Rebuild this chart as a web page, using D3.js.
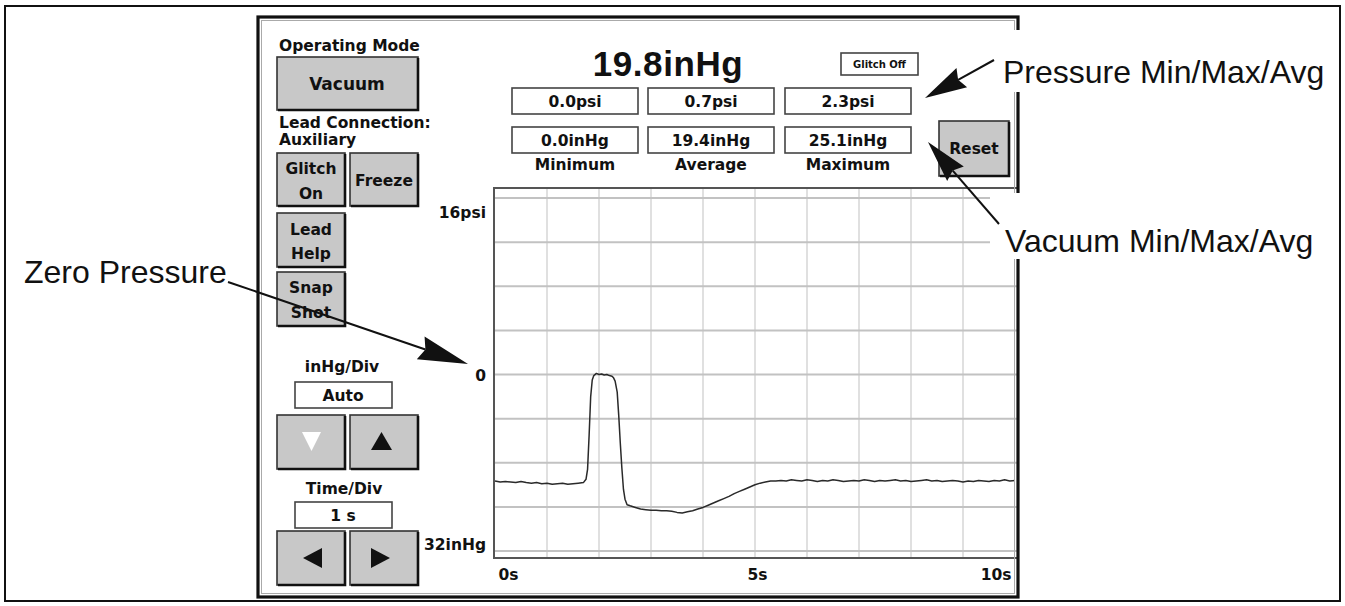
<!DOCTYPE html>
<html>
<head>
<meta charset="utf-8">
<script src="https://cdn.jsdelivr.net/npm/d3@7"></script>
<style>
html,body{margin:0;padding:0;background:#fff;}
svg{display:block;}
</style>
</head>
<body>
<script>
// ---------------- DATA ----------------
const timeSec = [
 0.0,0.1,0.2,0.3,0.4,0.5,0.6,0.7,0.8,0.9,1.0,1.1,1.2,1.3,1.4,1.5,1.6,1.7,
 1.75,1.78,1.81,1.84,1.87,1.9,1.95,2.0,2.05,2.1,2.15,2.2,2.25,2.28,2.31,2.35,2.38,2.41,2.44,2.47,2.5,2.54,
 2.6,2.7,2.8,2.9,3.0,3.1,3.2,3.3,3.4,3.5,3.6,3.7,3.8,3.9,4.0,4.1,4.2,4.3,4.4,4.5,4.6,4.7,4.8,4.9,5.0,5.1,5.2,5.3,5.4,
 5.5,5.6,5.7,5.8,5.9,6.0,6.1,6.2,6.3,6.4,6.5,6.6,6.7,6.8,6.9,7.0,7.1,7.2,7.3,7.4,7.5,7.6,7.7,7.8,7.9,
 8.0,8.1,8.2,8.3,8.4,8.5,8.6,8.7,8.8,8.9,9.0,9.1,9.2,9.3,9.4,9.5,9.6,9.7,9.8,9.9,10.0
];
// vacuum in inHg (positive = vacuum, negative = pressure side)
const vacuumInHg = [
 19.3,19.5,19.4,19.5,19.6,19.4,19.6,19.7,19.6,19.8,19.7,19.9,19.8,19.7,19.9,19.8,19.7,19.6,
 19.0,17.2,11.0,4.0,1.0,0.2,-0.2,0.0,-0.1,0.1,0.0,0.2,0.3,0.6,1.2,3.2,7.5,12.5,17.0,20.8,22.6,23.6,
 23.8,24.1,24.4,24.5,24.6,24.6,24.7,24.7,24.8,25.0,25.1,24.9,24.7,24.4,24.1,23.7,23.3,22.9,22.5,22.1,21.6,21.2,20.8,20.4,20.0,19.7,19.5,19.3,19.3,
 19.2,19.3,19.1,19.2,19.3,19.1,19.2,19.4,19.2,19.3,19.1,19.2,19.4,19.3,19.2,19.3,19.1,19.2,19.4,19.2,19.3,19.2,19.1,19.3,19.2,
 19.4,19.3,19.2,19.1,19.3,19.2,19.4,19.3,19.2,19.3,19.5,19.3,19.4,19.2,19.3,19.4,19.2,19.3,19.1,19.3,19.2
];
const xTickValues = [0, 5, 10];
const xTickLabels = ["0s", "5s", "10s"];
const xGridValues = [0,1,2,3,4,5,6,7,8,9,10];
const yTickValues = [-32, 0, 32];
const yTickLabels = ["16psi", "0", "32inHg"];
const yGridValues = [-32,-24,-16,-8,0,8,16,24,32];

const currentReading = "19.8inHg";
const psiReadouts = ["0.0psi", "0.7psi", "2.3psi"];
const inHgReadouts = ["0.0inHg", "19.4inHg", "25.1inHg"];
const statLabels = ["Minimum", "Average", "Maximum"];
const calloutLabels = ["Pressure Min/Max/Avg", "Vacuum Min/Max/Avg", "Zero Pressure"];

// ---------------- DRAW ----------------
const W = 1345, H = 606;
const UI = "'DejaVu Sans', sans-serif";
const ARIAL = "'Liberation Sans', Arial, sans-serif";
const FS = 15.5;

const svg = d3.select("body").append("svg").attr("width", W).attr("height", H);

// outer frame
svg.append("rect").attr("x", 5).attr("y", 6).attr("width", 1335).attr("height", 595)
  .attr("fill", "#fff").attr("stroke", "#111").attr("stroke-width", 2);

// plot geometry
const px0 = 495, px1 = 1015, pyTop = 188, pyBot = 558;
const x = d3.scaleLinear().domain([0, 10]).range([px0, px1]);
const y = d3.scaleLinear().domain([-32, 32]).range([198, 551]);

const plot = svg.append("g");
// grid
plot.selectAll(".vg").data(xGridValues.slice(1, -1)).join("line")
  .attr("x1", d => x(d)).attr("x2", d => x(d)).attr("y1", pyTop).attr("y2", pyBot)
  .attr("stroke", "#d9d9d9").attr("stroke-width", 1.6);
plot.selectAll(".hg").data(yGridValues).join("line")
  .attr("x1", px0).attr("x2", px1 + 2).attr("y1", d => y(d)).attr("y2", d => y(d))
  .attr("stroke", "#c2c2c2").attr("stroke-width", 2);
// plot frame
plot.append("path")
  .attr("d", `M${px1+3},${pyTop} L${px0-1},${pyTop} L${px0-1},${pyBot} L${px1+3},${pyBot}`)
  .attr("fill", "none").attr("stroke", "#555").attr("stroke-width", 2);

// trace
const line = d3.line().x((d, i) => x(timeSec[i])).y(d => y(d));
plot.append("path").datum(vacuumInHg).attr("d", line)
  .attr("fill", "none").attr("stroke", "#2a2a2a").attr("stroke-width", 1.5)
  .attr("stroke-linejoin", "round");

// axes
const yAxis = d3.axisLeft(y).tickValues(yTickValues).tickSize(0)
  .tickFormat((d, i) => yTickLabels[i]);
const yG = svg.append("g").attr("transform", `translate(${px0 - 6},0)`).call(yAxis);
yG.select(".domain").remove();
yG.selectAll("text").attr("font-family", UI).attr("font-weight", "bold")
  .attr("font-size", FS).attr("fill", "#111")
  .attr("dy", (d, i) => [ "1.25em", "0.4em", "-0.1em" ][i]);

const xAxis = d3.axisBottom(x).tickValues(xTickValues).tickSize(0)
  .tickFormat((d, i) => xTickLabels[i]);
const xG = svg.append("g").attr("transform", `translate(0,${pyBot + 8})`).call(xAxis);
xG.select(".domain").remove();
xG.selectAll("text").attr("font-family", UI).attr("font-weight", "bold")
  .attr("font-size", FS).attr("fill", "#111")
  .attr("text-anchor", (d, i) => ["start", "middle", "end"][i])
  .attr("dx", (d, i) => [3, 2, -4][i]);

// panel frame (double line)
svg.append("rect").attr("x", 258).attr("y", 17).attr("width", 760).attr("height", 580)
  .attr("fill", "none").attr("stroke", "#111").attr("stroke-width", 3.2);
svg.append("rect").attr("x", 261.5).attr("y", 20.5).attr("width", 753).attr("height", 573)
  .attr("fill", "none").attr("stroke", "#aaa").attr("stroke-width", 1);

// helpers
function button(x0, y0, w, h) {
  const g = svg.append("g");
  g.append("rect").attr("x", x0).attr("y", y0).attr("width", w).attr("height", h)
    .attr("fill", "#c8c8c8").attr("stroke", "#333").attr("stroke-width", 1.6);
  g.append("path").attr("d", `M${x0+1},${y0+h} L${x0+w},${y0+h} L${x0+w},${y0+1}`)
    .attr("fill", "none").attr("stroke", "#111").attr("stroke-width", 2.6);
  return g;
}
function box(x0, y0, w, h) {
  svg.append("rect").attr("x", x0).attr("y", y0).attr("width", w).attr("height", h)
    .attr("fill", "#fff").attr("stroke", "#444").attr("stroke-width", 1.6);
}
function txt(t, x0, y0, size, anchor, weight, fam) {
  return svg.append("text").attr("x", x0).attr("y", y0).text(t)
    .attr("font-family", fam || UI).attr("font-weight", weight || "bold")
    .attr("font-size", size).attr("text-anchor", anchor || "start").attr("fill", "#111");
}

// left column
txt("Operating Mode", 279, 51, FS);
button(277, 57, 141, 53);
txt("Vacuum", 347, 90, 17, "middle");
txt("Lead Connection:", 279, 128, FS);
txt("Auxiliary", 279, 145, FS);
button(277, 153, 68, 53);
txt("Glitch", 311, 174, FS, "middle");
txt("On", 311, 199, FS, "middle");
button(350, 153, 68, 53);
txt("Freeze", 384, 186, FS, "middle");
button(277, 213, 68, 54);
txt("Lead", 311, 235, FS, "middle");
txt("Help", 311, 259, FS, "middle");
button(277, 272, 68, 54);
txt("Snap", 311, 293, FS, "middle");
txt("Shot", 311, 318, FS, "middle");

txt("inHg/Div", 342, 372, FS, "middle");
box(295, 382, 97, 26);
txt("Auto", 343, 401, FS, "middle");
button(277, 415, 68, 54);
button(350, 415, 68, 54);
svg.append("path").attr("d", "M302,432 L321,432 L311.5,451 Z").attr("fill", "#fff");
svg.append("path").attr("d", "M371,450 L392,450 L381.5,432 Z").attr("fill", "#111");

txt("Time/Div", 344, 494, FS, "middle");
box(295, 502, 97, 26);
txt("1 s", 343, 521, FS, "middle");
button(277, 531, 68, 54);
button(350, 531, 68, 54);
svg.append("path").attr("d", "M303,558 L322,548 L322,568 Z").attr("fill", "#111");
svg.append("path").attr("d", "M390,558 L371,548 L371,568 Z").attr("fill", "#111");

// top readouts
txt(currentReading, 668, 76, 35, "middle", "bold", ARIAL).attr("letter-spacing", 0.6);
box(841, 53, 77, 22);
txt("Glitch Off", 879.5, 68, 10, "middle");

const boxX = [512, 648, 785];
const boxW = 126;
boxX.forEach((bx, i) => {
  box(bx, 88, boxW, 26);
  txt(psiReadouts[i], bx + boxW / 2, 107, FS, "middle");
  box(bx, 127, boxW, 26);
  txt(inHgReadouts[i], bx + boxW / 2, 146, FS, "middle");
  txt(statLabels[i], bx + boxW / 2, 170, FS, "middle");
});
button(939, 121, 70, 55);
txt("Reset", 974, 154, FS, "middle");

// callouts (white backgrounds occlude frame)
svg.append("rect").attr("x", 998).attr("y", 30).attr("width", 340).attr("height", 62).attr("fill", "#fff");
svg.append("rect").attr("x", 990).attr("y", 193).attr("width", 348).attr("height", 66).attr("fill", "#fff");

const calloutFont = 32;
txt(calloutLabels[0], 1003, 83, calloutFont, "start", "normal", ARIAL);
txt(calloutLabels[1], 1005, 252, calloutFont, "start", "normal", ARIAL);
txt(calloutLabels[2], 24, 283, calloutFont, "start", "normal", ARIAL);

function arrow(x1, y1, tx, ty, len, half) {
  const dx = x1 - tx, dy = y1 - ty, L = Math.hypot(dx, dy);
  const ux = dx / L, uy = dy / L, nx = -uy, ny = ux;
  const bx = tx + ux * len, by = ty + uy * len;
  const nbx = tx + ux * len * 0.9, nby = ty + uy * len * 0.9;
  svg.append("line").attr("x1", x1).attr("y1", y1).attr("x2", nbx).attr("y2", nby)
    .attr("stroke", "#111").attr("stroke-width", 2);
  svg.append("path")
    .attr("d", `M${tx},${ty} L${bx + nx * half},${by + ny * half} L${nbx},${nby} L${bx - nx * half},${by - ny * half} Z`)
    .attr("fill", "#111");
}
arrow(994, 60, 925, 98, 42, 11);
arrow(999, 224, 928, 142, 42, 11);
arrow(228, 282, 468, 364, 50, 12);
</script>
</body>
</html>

* * *

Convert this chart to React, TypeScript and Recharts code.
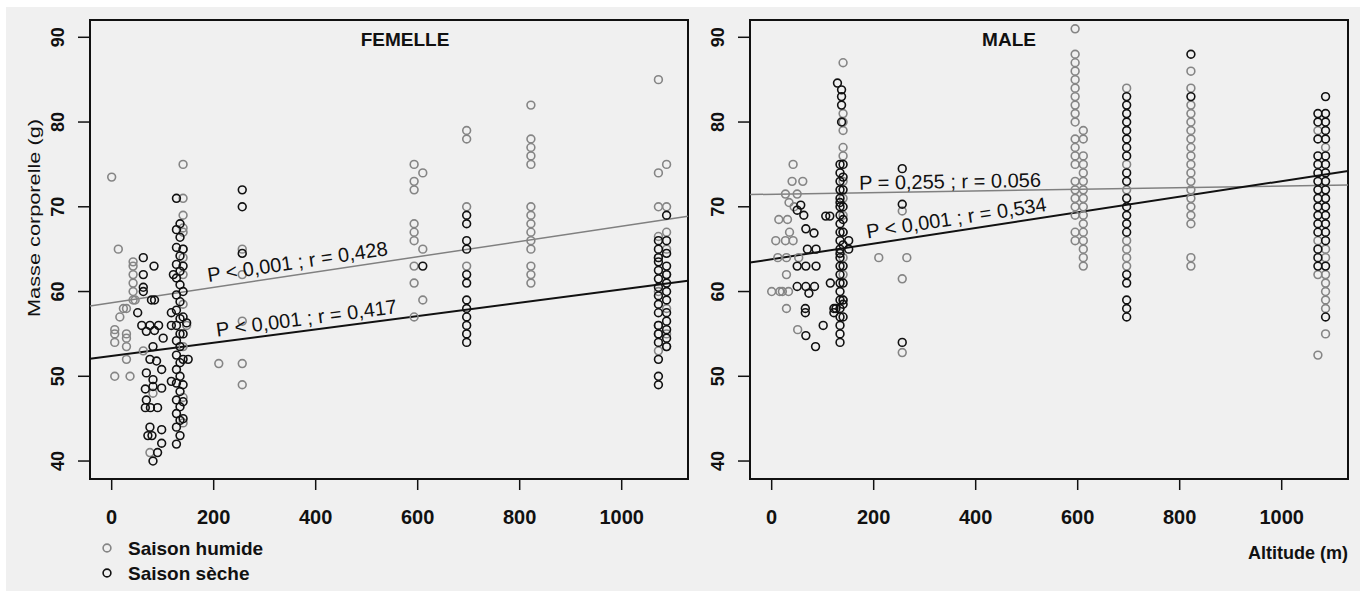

-- What the task requires --
Give again the lines from "Rebuild this chart" to "const yGridValues = [-32,-24,-16,-8,0,8,16,24,32];" exactly, both of those lines included, and do not include any pictures.

-- Task output --
Rebuild this chart as a web page, using D3.js.
<!DOCTYPE html>
<html>
<head>
<meta charset="utf-8">
<script src="https://cdn.jsdelivr.net/npm/d3@7"></script>
<style>
html,body{margin:0;padding:0;background:#fff;}
svg{display:block;}
</style>
</head>
<body>
<script>
// ---------------- DATA ----------------
const timeSec = [
 0.0,0.1,0.2,0.3,0.4,0.5,0.6,0.7,0.8,0.9,1.0,1.1,1.2,1.3,1.4,1.5,1.6,1.7,
 1.75,1.78,1.81,1.84,1.87,1.9,1.95,2.0,2.05,2.1,2.15,2.2,2.25,2.28,2.31,2.35,2.38,2.41,2.44,2.47,2.5,2.54,
 2.6,2.7,2.8,2.9,3.0,3.1,3.2,3.3,3.4,3.5,3.6,3.7,3.8,3.9,4.0,4.1,4.2,4.3,4.4,4.5,4.6,4.7,4.8,4.9,5.0,5.1,5.2,5.3,5.4,
 5.5,5.6,5.7,5.8,5.9,6.0,6.1,6.2,6.3,6.4,6.5,6.6,6.7,6.8,6.9,7.0,7.1,7.2,7.3,7.4,7.5,7.6,7.7,7.8,7.9,
 8.0,8.1,8.2,8.3,8.4,8.5,8.6,8.7,8.8,8.9,9.0,9.1,9.2,9.3,9.4,9.5,9.6,9.7,9.8,9.9,10.0
];
// vacuum in inHg (positive = vacuum, negative = pressure side)
const vacuumInHg = [
 19.3,19.5,19.4,19.5,19.6,19.4,19.6,19.7,19.6,19.8,19.7,19.9,19.8,19.7,19.9,19.8,19.7,19.6,
 19.0,17.2,11.0,4.0,1.0,0.2,-0.2,0.0,-0.1,0.1,0.0,0.2,0.3,0.6,1.2,3.2,7.5,12.5,17.0,20.8,22.6,23.6,
 23.8,24.1,24.4,24.5,24.6,24.6,24.7,24.7,24.8,25.0,25.1,24.9,24.7,24.4,24.1,23.7,23.3,22.9,22.5,22.1,21.6,21.2,20.8,20.4,20.0,19.7,19.5,19.3,19.3,
 19.2,19.3,19.1,19.2,19.3,19.1,19.2,19.4,19.2,19.3,19.1,19.2,19.4,19.3,19.2,19.3,19.1,19.2,19.4,19.2,19.3,19.2,19.1,19.3,19.2,
 19.4,19.3,19.2,19.1,19.3,19.2,19.4,19.3,19.2,19.3,19.5,19.3,19.4,19.2,19.3,19.4,19.2,19.3,19.1,19.3,19.2
];
const xTickValues = [0, 5, 10];
const xTickLabels = ["0s", "5s", "10s"];
const xGridValues = [0,1,2,3,4,5,6,7,8,9,10];
const yTickValues = [-32, 0, 32];
const yTickLabels = ["16psi", "0", "32inHg"];
const yGridValues = [-32,-24,-16,-8,0,8,16,24,32];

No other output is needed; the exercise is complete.